Trump’s push to suspend the 18.3-cent gasoline tax and 24.3-cent diesel tax is gaining political attention, but congressional support remains mixed and the proposal faces major budget hurdles. ClearView Energy Partners estimates a May 15-Nov. 30 gas-tax holiday alone would cost nearly $14 billion, with additional costs if diesel and other fuels are included. The debate could affect fuel prices, highway funding, and election-year positioning, but it is still far from becoming policy.

Analysis

The market impact is more about implied policy volatility than the direct 18-cent headline. A temporary federal gas-tax suspension would mostly function as a short-duration consumer stimulus, but the bigger second-order effect is a potential fiscal offset debate that could reprice infrastructure-linked beneficiaries and state-level tax structures. If Congress even gets close, expect a rotation toward high-beta consumer/discretionary names and away from transport-adjacent and municipal infrastructure exposures that rely on stable Highway Trust Fund assumptions. The key risk is not enactment but sequencing: the proposal can become a durable campaign signal over the next 2-6 months, even if it never passes. That creates a tradable asymmetry where gasoline-sensitive assets can rally on headlines, while the actual economic benefit remains too small to materially change household behavior unless crude also falls. In other words, the move is more effective as a political narrative than as a macro lever, and that makes downside reversals sharp if legislative support stalls or if oil prices retrace on geopolitics. The most underappreciated beneficiary is not refiners or producers but consumer-exposed retailers and auto-related names with elastic demand at the margin.
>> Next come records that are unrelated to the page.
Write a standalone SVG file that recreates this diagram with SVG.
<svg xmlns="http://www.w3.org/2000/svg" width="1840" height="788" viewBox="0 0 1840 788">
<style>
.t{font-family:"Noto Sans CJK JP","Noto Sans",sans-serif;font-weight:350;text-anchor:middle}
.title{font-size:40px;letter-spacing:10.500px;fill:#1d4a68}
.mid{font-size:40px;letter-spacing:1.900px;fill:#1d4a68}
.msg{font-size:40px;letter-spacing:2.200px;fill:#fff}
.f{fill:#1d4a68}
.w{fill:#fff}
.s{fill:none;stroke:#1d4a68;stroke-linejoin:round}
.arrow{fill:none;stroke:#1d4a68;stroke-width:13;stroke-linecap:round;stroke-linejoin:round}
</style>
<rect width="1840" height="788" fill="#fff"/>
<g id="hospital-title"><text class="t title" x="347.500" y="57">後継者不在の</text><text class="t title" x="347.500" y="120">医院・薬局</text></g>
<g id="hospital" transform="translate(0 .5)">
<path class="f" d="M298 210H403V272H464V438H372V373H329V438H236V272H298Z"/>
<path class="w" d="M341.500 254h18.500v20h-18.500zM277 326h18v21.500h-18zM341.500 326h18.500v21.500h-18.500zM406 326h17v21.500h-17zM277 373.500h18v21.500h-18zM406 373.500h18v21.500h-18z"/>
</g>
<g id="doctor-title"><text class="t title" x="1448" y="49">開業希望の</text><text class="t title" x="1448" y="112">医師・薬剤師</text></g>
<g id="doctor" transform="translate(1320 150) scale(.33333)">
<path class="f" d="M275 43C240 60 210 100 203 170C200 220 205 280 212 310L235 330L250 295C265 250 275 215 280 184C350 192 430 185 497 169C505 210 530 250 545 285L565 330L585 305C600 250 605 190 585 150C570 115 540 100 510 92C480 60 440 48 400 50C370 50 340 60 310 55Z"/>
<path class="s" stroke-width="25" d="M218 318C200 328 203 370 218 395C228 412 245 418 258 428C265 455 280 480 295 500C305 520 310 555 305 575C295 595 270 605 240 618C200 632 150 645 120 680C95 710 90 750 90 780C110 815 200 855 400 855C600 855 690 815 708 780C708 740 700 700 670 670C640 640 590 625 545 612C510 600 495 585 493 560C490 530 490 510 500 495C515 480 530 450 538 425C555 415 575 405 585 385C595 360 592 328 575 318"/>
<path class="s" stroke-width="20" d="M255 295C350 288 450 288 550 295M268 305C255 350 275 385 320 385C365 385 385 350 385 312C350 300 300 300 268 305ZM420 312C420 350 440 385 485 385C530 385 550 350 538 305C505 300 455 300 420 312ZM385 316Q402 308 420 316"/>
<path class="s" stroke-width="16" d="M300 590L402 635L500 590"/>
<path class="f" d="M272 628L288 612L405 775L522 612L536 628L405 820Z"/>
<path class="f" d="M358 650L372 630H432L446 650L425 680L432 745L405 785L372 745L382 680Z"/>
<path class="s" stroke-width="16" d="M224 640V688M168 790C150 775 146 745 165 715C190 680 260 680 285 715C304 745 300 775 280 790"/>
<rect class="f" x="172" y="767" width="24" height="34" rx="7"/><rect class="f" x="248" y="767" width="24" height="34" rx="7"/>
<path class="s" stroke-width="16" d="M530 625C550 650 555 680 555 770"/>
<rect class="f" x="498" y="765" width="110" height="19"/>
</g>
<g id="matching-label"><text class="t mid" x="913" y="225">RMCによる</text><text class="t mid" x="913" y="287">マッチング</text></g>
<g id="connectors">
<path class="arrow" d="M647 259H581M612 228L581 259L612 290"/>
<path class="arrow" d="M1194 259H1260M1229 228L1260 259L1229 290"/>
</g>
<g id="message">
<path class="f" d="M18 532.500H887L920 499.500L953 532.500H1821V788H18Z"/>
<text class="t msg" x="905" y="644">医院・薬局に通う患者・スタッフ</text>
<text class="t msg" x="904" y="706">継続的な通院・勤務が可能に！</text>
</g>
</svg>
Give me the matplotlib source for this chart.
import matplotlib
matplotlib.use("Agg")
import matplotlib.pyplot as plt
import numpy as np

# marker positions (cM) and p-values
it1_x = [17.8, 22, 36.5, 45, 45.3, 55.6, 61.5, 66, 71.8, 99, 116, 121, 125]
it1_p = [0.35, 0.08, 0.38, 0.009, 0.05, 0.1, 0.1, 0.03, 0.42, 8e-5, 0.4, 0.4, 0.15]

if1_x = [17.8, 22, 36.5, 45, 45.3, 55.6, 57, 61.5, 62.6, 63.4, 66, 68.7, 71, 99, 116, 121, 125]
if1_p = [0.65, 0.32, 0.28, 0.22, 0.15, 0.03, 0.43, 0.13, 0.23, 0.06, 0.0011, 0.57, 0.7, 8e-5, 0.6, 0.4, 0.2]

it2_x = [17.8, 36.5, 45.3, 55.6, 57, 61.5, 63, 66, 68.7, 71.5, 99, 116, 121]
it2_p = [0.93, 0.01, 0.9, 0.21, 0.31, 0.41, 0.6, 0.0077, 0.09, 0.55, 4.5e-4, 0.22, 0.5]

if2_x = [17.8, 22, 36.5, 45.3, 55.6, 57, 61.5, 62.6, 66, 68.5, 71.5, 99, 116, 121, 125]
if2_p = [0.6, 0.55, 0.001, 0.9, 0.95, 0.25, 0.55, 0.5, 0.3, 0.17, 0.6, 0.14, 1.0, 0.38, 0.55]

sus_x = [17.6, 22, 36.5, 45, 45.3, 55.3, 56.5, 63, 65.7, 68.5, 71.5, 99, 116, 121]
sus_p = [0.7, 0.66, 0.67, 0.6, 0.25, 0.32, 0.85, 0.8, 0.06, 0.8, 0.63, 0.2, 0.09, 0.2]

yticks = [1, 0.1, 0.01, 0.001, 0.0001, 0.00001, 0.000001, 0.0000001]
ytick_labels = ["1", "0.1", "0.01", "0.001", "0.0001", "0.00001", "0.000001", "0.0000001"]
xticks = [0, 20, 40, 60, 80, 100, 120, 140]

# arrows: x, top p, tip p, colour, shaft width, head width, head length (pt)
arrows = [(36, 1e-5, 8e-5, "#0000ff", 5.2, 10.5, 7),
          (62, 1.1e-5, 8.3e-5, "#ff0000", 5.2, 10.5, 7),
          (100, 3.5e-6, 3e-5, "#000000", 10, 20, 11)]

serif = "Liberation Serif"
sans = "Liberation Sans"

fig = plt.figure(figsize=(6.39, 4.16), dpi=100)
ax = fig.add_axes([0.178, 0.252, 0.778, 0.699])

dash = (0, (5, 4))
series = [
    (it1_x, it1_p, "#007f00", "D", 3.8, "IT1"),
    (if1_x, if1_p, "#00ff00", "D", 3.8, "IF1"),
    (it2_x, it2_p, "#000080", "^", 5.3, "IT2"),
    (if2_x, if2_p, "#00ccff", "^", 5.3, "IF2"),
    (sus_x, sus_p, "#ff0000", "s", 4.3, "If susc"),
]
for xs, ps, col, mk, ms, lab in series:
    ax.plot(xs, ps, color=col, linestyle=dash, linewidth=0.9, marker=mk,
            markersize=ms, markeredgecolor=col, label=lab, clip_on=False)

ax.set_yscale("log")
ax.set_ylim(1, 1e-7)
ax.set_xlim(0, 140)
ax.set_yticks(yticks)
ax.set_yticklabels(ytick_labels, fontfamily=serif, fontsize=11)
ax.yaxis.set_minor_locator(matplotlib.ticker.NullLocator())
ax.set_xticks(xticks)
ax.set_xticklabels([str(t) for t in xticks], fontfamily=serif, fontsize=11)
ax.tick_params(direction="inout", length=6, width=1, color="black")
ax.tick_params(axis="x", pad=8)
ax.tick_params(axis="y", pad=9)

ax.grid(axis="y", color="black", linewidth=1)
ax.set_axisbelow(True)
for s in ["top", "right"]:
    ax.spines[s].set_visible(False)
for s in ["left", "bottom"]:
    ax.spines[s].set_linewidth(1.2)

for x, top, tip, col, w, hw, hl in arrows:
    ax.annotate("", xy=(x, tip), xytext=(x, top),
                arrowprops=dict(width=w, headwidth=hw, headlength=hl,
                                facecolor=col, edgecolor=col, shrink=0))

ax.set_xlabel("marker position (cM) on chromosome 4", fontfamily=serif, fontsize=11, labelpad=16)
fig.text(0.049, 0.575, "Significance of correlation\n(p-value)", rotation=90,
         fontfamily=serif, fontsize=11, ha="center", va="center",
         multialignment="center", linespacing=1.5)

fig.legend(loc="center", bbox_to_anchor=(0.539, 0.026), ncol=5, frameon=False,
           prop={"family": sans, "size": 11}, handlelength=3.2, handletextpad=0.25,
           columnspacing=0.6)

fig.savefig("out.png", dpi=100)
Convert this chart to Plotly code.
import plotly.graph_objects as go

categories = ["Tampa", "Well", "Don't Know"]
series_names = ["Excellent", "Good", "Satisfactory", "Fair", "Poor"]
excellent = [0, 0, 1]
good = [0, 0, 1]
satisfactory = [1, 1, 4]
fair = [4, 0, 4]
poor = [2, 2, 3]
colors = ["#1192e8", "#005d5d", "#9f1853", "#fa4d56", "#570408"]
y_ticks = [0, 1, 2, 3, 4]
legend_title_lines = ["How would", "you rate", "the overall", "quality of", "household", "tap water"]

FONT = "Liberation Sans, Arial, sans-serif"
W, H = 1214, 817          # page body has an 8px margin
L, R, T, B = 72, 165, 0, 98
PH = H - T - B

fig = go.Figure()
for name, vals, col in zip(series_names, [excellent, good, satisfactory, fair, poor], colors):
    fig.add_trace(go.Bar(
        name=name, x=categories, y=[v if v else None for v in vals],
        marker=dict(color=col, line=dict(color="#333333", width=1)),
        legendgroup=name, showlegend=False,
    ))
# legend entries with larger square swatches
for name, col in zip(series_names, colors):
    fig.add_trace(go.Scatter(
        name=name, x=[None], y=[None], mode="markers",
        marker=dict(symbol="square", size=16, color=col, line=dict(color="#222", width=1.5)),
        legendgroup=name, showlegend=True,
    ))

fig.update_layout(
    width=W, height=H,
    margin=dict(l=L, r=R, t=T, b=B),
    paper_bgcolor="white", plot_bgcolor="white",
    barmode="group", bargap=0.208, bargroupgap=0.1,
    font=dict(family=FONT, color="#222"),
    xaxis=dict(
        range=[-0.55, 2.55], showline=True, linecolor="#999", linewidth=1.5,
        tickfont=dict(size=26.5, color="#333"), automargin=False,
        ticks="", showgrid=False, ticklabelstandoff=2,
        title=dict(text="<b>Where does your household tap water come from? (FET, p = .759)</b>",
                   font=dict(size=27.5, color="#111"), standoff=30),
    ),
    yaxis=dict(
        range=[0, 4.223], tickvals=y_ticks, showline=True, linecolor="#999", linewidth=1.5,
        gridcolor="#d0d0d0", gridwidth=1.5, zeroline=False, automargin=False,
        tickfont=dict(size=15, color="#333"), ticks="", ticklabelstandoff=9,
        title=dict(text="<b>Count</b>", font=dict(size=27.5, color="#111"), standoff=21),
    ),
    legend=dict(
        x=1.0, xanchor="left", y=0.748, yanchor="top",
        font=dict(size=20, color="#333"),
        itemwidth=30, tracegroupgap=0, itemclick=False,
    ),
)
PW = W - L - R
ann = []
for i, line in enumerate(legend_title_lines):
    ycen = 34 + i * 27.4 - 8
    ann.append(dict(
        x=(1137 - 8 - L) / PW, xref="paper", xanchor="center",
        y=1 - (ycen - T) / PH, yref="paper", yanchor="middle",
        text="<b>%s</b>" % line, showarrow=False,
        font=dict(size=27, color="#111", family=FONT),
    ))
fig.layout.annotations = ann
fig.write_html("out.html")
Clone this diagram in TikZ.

A sustained move lower in pump prices can support sentiment for lower-income households, but the benefit is likely to be overwhelmed by broader crude moves, so the trade should be framed as a transient beta trade rather than a structural thesis. Conversely, if the Strait of Hormuz risk dissipates and gas prices fall organically, this headline loses relevance quickly and the political optionality decays. Consensus may be overestimating the probability of passage and underestimating the infrastructure/funding backlash. Any viable version likely needs an offset or reallocation, which means the real policy fight is not consumer relief but who eats the budget hole; that raises the odds of dilution, sunset clauses, or carve-outs. For markets, that argues for trading the headline with tight time stops rather than underwriting a durable regime change.